A report by a coalition of environment and aid groups said the region's weather was becoming less predictable and often more extreme. Evidence showed many areas were more vulnerable because depleted ecosystems were struggling to adapt, they argued. The groups said efforts to end poverty were being undermined as a result.

The report, Up in Smoke? Latin America and the Caribbean, presented evidence it said showed that the livelihoods of millions of people in the region were at risk, including:

* Increased storm intensity - the 2005 hurricane season was "one of the most active and destructive in history"
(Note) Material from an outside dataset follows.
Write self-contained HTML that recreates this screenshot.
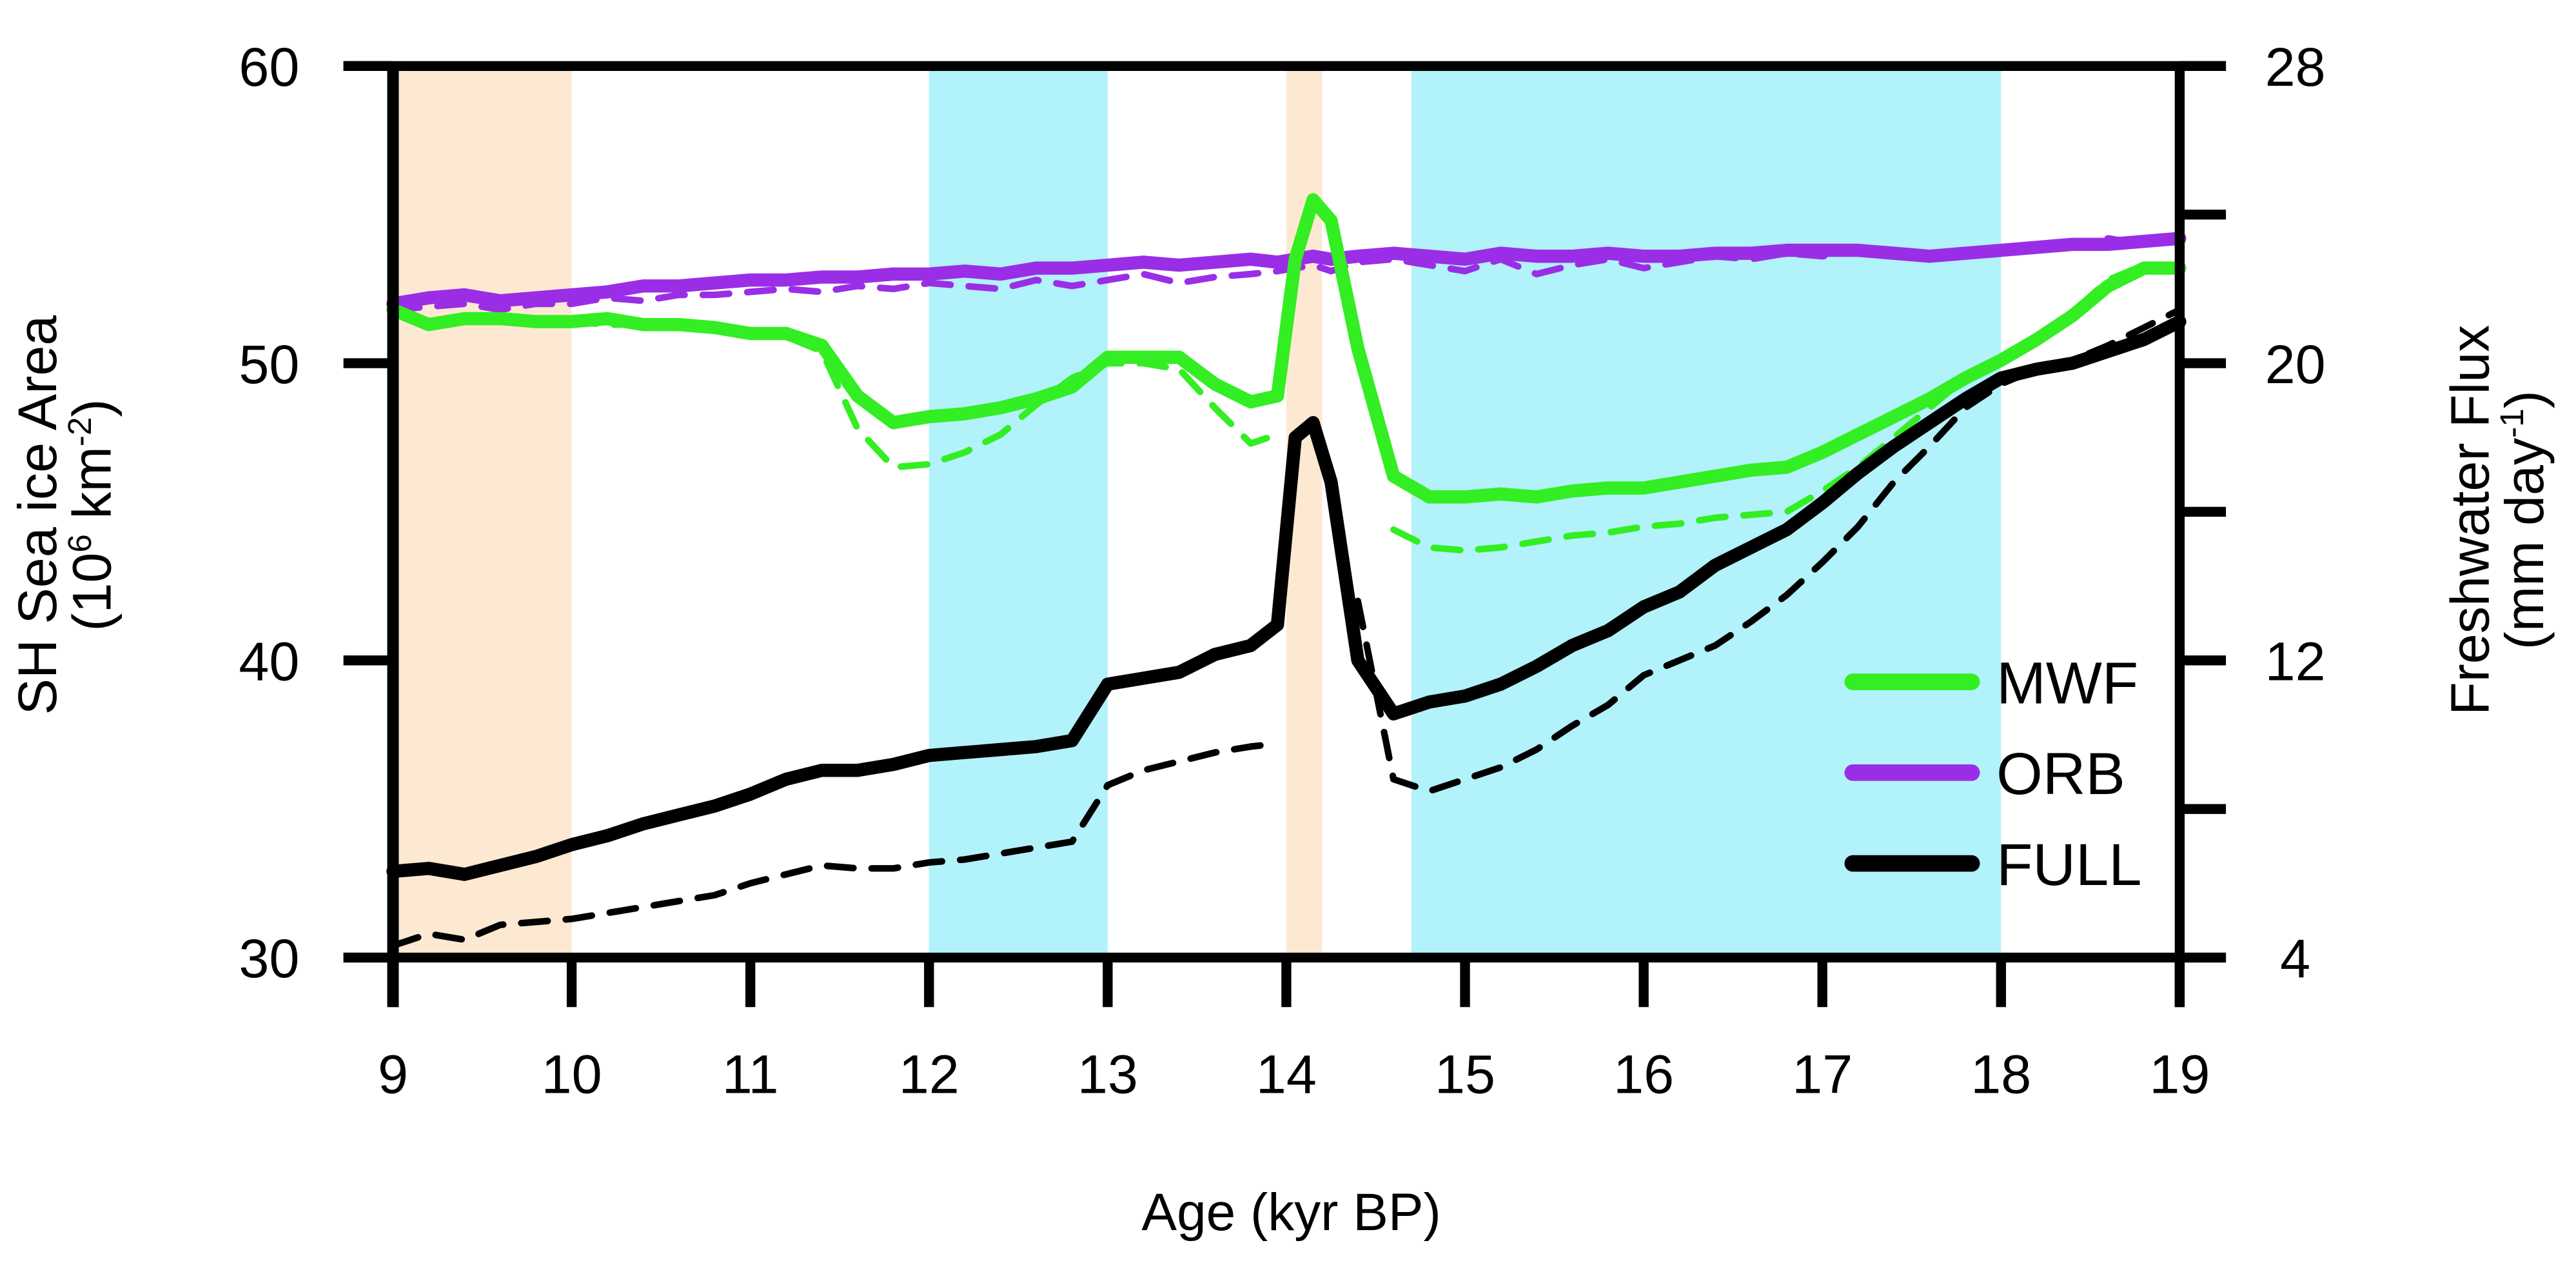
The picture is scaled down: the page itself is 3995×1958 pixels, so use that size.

* Water shortages - changes to glacier melt in the Andes were affecting river flows and threatening water supplies, leading to a greater risk of disputes

* Illegal logging and deforestation - linked to increased carbon emissions, and leaves area prone to a greater risk of flooding

The report's author, Andrew Simms, from the New Economics Foundation (Nef), said the findings highlighted how climate change was having an impact on global efforts to eradicate poverty.

"The region has had to deal with highly variable climates for many centuries. It has developed very resilient forms of agriculture based upon high levels of diversity of crops, which are adapted to grow in a wide range of microclimates. "The danger that now seems to be facing people in the region is that those conditions could become more permanent and more extreme," he said.